Ese acoso de algunos miembros de la Guardia, dicen vendedores ambulantes y ‘maleteros’, es sólo por las vías principales de Ureña y San Antonio, donde hay cámaras de vigilancia y están expuestos a la mirada de los ciudadanos.

Extreman tanto sus funciones ahora los guardias, que la semana pasada en la avenida principal de Ureña, dos de ellos interceptaron y amenazaron con arrestar por “espionaje internacional” a Érika Haeckermann, una joven periodista del periódico Q’hubo de Cúcuta, que tomaba fotos y apuntes para una crónica sobre la situación en la frontera.

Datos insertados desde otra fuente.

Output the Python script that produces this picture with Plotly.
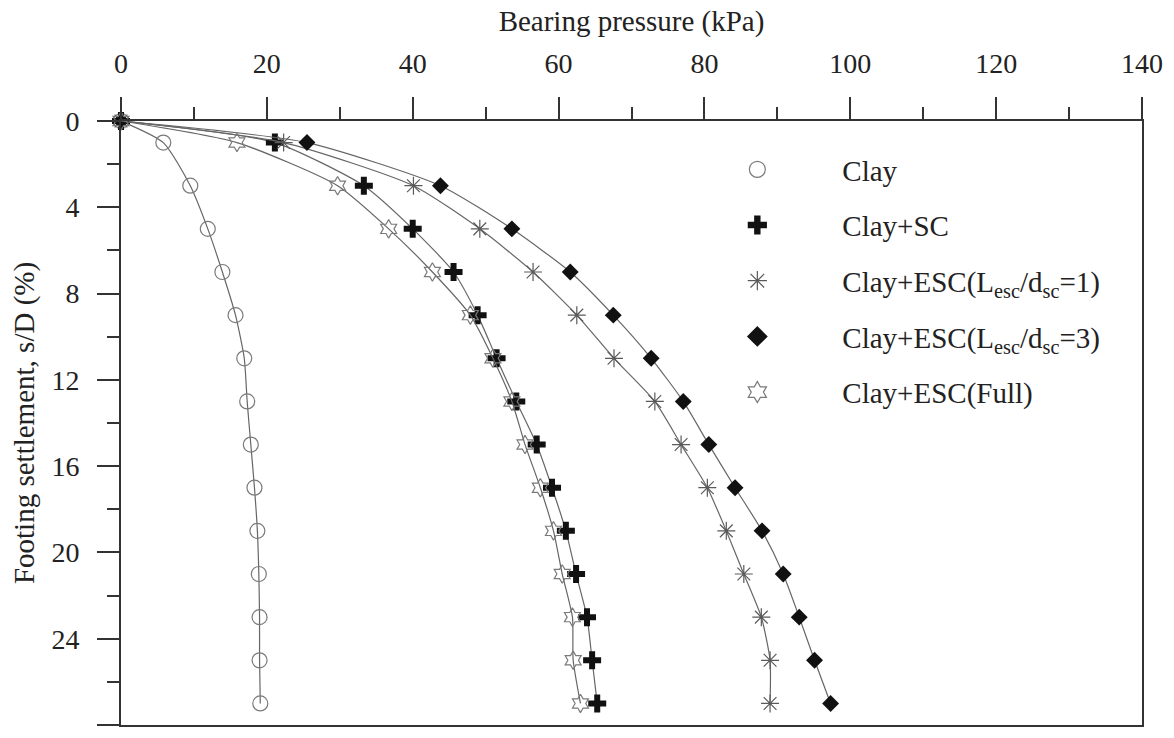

Sólo la gracia caribe del hablado de la reportera y sus ojos de esmeralda la salvaron de ser conducida a la sede del Destacamento 11 de Frontera. “De espía internacional sólo tengo un apellido de ascendencia alemana”, diría después la momposina.

Otra cosa es en las trochas; allí la relación de los ‘maleteros’ y los guardias por estos días es, más que nunca antes, un perverso juego del gato y el ratón, con un cazador manifiesto a corromperse y una presa decidida a negociar.

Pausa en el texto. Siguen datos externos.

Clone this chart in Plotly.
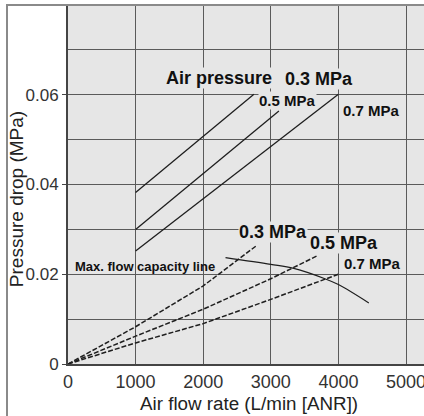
import plotly.graph_objects as go

# ---- data ----
solid_03_x = [1000, 2750]
solid_03_y = [0.0382, 0.0601]
solid_05_x = [1000, 3120]
solid_05_y = [0.0300, 0.0564]
solid_07_x = [1000, 4000]
solid_07_y = [0.0252, 0.0601]

dash_03_x = [0, 1000, 2000, 2800]
dash_03_y = [0, 0.0083, 0.0174, 0.0265]
dash_05_x = [0, 1000, 2000, 3000, 3700]
dash_05_y = [0, 0.0062, 0.0122, 0.0190, 0.0242]
dash_07_x = [0, 1000, 2000, 3000, 4000]
dash_07_y = [0, 0.0047, 0.0090, 0.0144, 0.0200]

maxflow_x = [2330, 3000, 3340, 3800, 4000, 4450]
maxflow_y = [0.0237, 0.0222, 0.0213, 0.0190, 0.0177, 0.0136]

x_ticks = [0, 1000, 2000, 3000, 4000, 5000]
x_ticktext = ["0", "1000", "2000", "3000", "4000", "5000"]
y_ticks = [0, 0.02, 0.04, 0.06]
y_ticktext = ["0", "0.02", "0.04", "0.06"]

x_title = "Air flow rate (L/min [ANR])"
y_title = "Pressure drop (MPa)"

PLOT_BG = "#e6e6e6"
LINE = "#1e1e1e"
GRID = "#5a5a5a"

fig = go.Figure()

for xs, ys in [(solid_03_x, solid_03_y), (solid_05_x, solid_05_y), (solid_07_x, solid_07_y)]:
    fig.add_trace(go.Scatter(x=xs, y=ys, mode="lines",
                             line=dict(color=LINE, width=1.3), showlegend=False))
for xs, ys in [(dash_03_x, dash_03_y), (dash_05_x, dash_05_y), (dash_07_x, dash_07_y)]:
    fig.add_trace(go.Scatter(x=xs, y=ys, mode="lines",
                             line=dict(color=LINE, width=1.5, dash="5px,2px"), showlegend=False))
fig.add_trace(go.Scatter(x=maxflow_x, y=maxflow_y, mode="lines", line_shape="spline",
                         line=dict(color=LINE, width=1.2), showlegend=False))

FAM = "Liberation Sans"

def label(text, x, y, size, bg=True):
    fig.add_annotation(x=x, y=y, text="<b>%s</b>" % text, showarrow=False,
                       font=dict(family=FAM, size=size, color="#111"),
                       bgcolor=PLOT_BG if bg else None, borderpad=0,
                       xanchor="center", yanchor="middle")

label("Air pressure", 2241, 0.0637, 18)
label("0.3 MPa", 3713, 0.0635, 18)
label("0.5 MPa", 3247, 0.0588, 15)
label("0.7 MPa", 4490, 0.0566, 15)
label("0.3 MPa", 3033, 0.0294, 18)
label("0.5 MPa", 4090, 0.0269, 18)
label("0.7 MPa", 4497, 0.0225, 15)
label("Max. flow capacity line", 1139, 0.0218, 13, bg=False)

# axis titles
fig.add_annotation(xref="paper", yref="paper", x=0.5, y=-0.111, text=x_title,
                   showarrow=False, font=dict(family=FAM, size=18.8, color="#222"),
                   xanchor="center", yanchor="middle")
fig.add_annotation(xref="paper", yref="paper", x=-0.14, y=0.46, text=y_title,
                   textangle=-90, showarrow=False, font=dict(family=FAM, size=19, color="#222"),
                   xanchor="center", yanchor="middle")

# outer frame (left & top) in paper coordinates
fig.add_shape(type="path", xref="paper", yref="paper",
              path="M -0.1685,-0.2 L -0.1685,1.0 L 1.1,1.0",
              line=dict(color="#8a8a8a", width=2))

fig.update_layout(
    width=430, height=416,
    margin=dict(l=68, r=0, t=5, b=52),
    paper_bgcolor="white", plot_bgcolor=PLOT_BG,
    font=dict(family=FAM, size=18, color="#333"),
    xaxis=dict(range=[0, 5355], tickvals=x_ticks, ticktext=x_ticktext,
               showgrid=True, gridcolor=GRID, gridwidth=1.2,
               showline=True, linecolor="#444", linewidth=2,
               zeroline=False, ticks="", ticklabeloverflow="allow",
               tickfont=dict(size=18, color="#333")),
    yaxis=dict(range=[0, 0.08], tickvals=y_ticks, ticktext=y_ticktext,
               showgrid=True, gridcolor=GRID, gridwidth=1.2,
               minor=dict(dtick=0.01, tick0=0, showgrid=True, gridcolor=GRID, gridwidth=1.2, ticks=""),
               showline=True, linecolor="#444", linewidth=2,
               zeroline=False, ticks="outside", ticklen=4, tickcolor="#444",
               tickfont=dict(size=17, color="#333")),
)

fig.write_html("out.html", config={"displayModeBar": False},
               post_script="document.body.style.margin='0';document.body.style.overflow='hidden';")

Mario Rolón, un ‘maletero’ de 32 años de piel magra y tostada, asegura que en esos senderos de Dios nadie se salva de las autoridades venezolanas. “Está muy mala la cosa y por viaje nos toca pagarles a los guardias unos 3.000 bolívares por cada caja que llevamos, y pasamos con tres o cuatro maletas”, explica. El cruce de un bulto de mercancía se negocia hasta por 10.000 bolívares.

El agravante desde que se enturbiaron las relaciones es que, dicen los ‘maleteros’ y ‘maneros’, los guardias tienen la orden de disparar cuando se encuentren en las trochas con cualquier cristiano pasando contrabando y éste no se detenga a su orden.

“El problema —apunta el maletero venezolano Alonso García— es que a veces uno no se topa con los guardias que llevan tiempo en la frontera, sino con los nuevos que mandaron desde Caracas para la guerra del loco Chávez, y esos sí que son bien hijueputas”.